- Standard Number:1904.12(g)(1)
OSHA requirements are set by statute, standards and regulations. Our interpretation letters explain these requirements and how they apply to particular circumstances, but they cannot create additional employer obligations. This letter constitutes OSHA's interpretation of the requirements discussed. Note that our enforcement guidance may be affected by changes to OSHA rules. Also, from time to time we update our guidance in response to new information. To keep apprised of such developments, you can consult OSHA's website at http://www.osha.gov.
October 16, 1989
MEMORANDUM FOR: Byron R. Chadwick Regional Administrator THRU: Carey, Director Office of Field Programs FROM: Thomas J. Shepich, Director Directorate of Compliance Programs SUBJECT: Recordkeeping Interpretation
This is in response to your memorandum of June 9, received in this office on August 4, in which you sought policy guidance. The issues arose over calculation of LWDI rates at a Coors Brewery, where the company has a can plant, a bottle plant, and a brewery, located at the same physical site. You also had a question as to how to handle a maintenance shop at the Coors Brewery, which is a common service provided to the three operations and cannot be attributed to any single establishment except the administrative complex, which is low-hazard and would not be subject to a programmed inspection.

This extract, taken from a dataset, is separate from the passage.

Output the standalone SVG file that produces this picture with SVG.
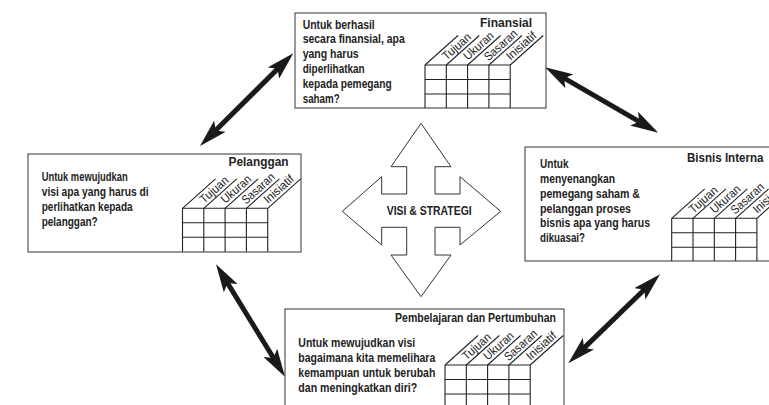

First, we agree with your determination that Coors does have three separate manufacturing establishments on this site. As you are aware, 29 CFR 1904.12(g)(1) treats the above-mentioned situation as a "separate establishment".
Second, the maintenance shops should be treated as a separate establishment for recordkeeping purposes. Guidance is provided in Chapter iii(A), page 19, of the BLS Recordkeeping Guidelines for Occupational Injuries and Illnesses. A separate set of logs should be kept for these employees since they are not identified exclusively with any one of the three manufacturing establishments. Additionally, because maintenance shops are not considered low hazard, they may fall within the scope of a comprehensive programmed or unprogrammed inspection, as discussed in Chapter II(B)(5)(a) of the Field operations Manual.
June 9, 1989
MEMORANDUM FOR: BYRON R. CHADWICK Regional Administrator FROM: GERARD RYAN Area Director SUBJECT: Request For Recordkeeping Interpretation
During a recent inspection at the Adolph Coors brewery a question was raised as to what constituted an establishment for the purposes of our lwdi calculation. The Coors Company has a can plant, bottle plant, and brewery all located at the same physical site which comprises several hundred acres. In addition they also have several service type operations that perform services for these manufacturing operations such as engineering: maintenance and their Administrative office.
The Coors Company wanted us to treat the entire valley in Golden as one establishment. If we had done so their lwdi rate would have been less then the National average and a comprehensive safety inspection would not have been conducted. Our position was that they had three separate manufacturing establishments each with it's own unique SIC code which appear in different locations on the planning guides outside of the current cycle.
It appears from looking at 1904 and BLS's Recordkeeping Guidelines (blue book) that an establishment is dependent on a single location, has "distinctly separate activities", and would typically have separate administrative services such as management, accounting and payroll.
They are located on one contiguous location, they do have distinctly separate activities, and they have separate management at the manufacturing locations which report to common management at their main administrative office where they share the same accounting and payroll services. Thus you could argue either position. I feel however, that they should be treated as having three separate manufacturing establishments. If we do that however, how do we handle their maintenance shops which is a common service provided to all three and can not be attributed to any single establishment except their administrative complex which is low hazard and would not be subject to a programmed inspection?
As you are aware the Coors company did allow a consensual inspection. I would appreciate an interpretation for our future reference on how to treat such a location should the need arise to obtain a warrant.